Greene started to write what could have been Wilson’s biography, but as he researched more and more he found that the story was already familiar to him. “It’s the story about an African-American man born into abject poverty in Texas, who had absent parents, who had learning difficulties, who fell into crime, who eventually shot a police informant and ended up on death row. It’s a terrible story but it’s also incredibly, tragically over-familiar; I think its over-familiarity is precisely its tragedy. So I started thinking about this and went, actually, it would be interesting – rather than telling the story – to essentially tell a story about that story, and to comment on it and tie it much more directly into contemporary life here in Australia.” 

And so I Am A Miracle became about three narratives that articulate the struggle for justice and freedom against oppression. One is based on the journal of real-life Dutch navy captain John Stedman, who worked as a soldier at a slave colony in the 1770s; this story is echoed in the second (fictional) narrative, set in contemporary Melbourne, about a man who is trapped by his carer. “Then there’s a third story, which is a moment of fantasy… about a divine figure, this angel – for lack of a better word – watching over the execution of Marvin Lee Wilson, who sets about dreaming of a way to rewrite the past and essentially bring about a new set of possibilities for the future. So it’s a light-hearted comedy!” laughs Greene.

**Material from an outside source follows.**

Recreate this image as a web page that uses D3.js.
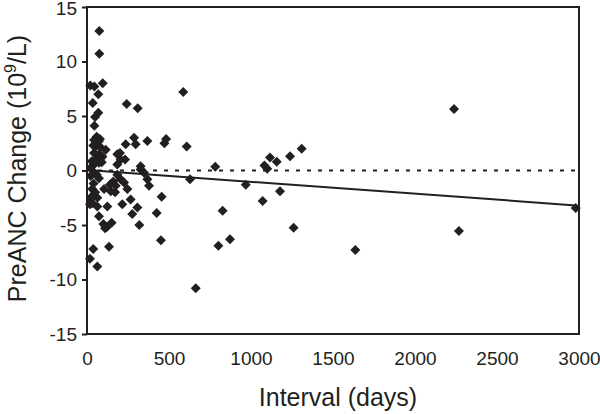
<!DOCTYPE html>
<html>
<head>
<meta charset="utf-8">
<script src="https://cdn.jsdelivr.net/npm/d3@7"></script>
<style>
  html, body { margin: 0; padding: 0; background: #fff; }
  svg { display: block; font-family: "Liberation Sans", Arial, Helvetica, sans-serif; }
</style>
</head>
<body>
<svg id="chart" width="600" height="414"></svg>
<script>
// ---- data ----
const intervalDays = [
  75, 75, 96, 20, 45, 69, 35, 69, 49, 45, 59, 43, 73, 79, 53, 84, 38, 114, 43, 73,
  93, 53, 43, 73, 90, 38, 22, 29, 59, 90,
  43, 73, 22, 32, 104, 145, 32, 63, 32, 63, 18, 124, 73, 100, 120, 150, 110, 134, 38, 18,
  63, 50, 25, 40, 60,
  242, 309, 236, 287, 297, 368, 201, 185, 205, 232, 185, 327, 175, 185, 205, 226, 327, 348, 368, 378,
  246, 215, 266, 307, 276, 319, 140, 171, 160,
  482, 472, 455, 425, 451, 587, 608, 628, 663, 782, 968, 827, 801, 872, 1071, 1082, 1099, 1116, 1157, 1177,
  1238, 1309, 1260, 1636, 2238, 2268, 2980
];
const preAncChange = [
  12.8, 10.7, 8.0, 7.8, 7.7, 7.0, 6.2, 5.3, 4.9, 4.1, 3.1, 2.8, 2.7, 2.9, 2.2, 2.1, 2.3, 1.9, 1.6, 1.5,
  1.3, 1.0, 0.55, 0.7, 1.2, 0.85, 0.25, 0.85, 1.0, 0.75,
  -0.2, -0.7, -0.5, -1.7, -1.7, -1.9, -2.35, -2.5, -3.0, -3.3, -3.1, -3.3, -4.2, -4.9, -5.2, -4.8, -5.3, -7.0, -7.2, -8.1,
  -8.8, -2.0, -2.6, -1.2, -0.4,
  6.1, 5.7, 2.4, 3.0, 2.4, 2.7, 1.6, 1.5, 1.0, 1.0, 0.55, 0.4, -1.4, -0.4, -0.8, -1.1, 0.1, -0.2, -0.8, -1.4,
  -1.7, -3.1, -2.65, -3.4, -4.0, -5.0, -1.3, -2.0, -1.0,
  2.9, 2.5, -2.4, -3.9, -6.4, 7.2, 2.2, -0.8, -10.8, 0.35, -1.3, -3.7, -6.9, -6.3, -2.8, 0.45, 0.15, 1.2, 0.8, -1.9,
  1.3, 2.0, -5.25, -7.3, 5.65, -5.55, -3.45
];
const trendX = [0, 2980];
const trendY = [0.05, -3.2];
const refX = [0, 3000];
const refY = [0, 0];
const xTicks = [0, 500, 1000, 1500, 2000, 2500, 3000];
const yTicks = [-15, -10, -5, 0, 5, 10, 15];

// ---- layout ----
const ink = "#231f20";
const svg = d3.select("#chart");
const mLeft = 87, mRight = 579, mTop = 7, mBottom = 334;

const x = d3.scaleLinear().domain([0, 3000]).range([mLeft, mRight]);
const y = d3.scaleLinear().domain([-15, 15]).range([mBottom, mTop]);

// frame
svg.append("rect")
  .attr("x", mLeft).attr("y", mTop)
  .attr("width", mRight - mLeft).attr("height", mBottom - mTop)
  .attr("fill", "none").attr("stroke", ink).attr("stroke-width", 2);

// y axis
const yAxis = svg.append("g")
  .attr("transform", `translate(${mLeft},0)`)
  .call(d3.axisLeft(y).tickValues(yTicks).tickSize(5).tickPadding(5).tickFormat(d => String(d)));
yAxis.select(".domain").remove();
yAxis.selectAll(".tick line").attr("stroke", ink).attr("stroke-width", 2);
yAxis.selectAll(".tick text")
  .attr("fill", ink).style("font-size", "19px").style("font-family", "Liberation Sans, Arial, sans-serif");
// keep the top label just inside the page
yAxis.selectAll(".tick text").filter(d => d === 15).attr("y", 1.5);

// x axis (labels only)
const xAxis = svg.append("g")
  .attr("transform", `translate(0,${mBottom})`)
  .call(d3.axisBottom(x).tickValues(xTicks).tickSize(0).tickPadding(18).tickFormat(d => String(d)));
xAxis.select(".domain").remove();
xAxis.selectAll(".tick text")
  .attr("fill", ink).style("font-size", "19px").style("font-family", "Liberation Sans, Arial, sans-serif");

// reference line at 0 (dashed)
const line = d3.line().x(d => x(d[0])).y(d => y(d[1]));
svg.append("path")
  .datum(refX.map((v, i) => [v, refY[i]]))
  .attr("d", line)
  .attr("fill", "none").attr("stroke", ink).attr("stroke-width", 2)
  .attr("stroke-dasharray", "4,7");

// trend line
svg.append("path")
  .datum(trendX.map((v, i) => [v, trendY[i]]))
  .attr("d", line)
  .attr("fill", "none").attr("stroke", ink).attr("stroke-width", 2);

// points (diamonds)
const sym = d3.symbol().type(d3.symbolSquare).size(50);
svg.append("g").selectAll("path")
  .data(intervalDays.map((v, i) => [v, preAncChange[i]]))
  .join("path")
  .attr("d", sym)
  .attr("transform", d => `translate(${x(d[0])},${y(d[1])}) rotate(45)`)
  .attr("fill", ink);

// axis titles
svg.append("text")
  .attr("x", (mLeft + mRight) / 2 + 5).attr("y", 406)
  .attr("text-anchor", "middle")
  .attr("fill", ink).style("font-size", "25px")
  .text("Interval (days)");

const yt = svg.append("text")
  .attr("transform", `translate(26,${(mTop + mBottom) / 2 - 2}) rotate(-90)`)
  .attr("text-anchor", "middle")
  .attr("fill", ink).style("font-size", "25px");
yt.append("tspan").text("PreANC Change (10");
yt.append("tspan").attr("dy", -10).style("font-size", "16px").text("9");
yt.append("tspan").attr("dy", 10).text("/L)");
</script>
</body>
</html>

Considering Wilson’s final words were the catalyst for the show, an implication of the miraculous was inevitably going to be present in it. One of the ways this is represented is through a “beautiful, ancient-sounding but very contemporary score” composed by David Chisholm and performed by operatic soprano Hana Lee Crisp. In fact, Greene considers I Am A Miracle to be an opera, in a non-traditional sense, as well as a theatre piece. “The scale of the work is huge and it’s definitely driven by music, and the themes of the work are so completely epic, and very earnest in a lot of ways – kind of an attempt to encapsulate some huge part of the human experience... I think there’s something very operatic about that.”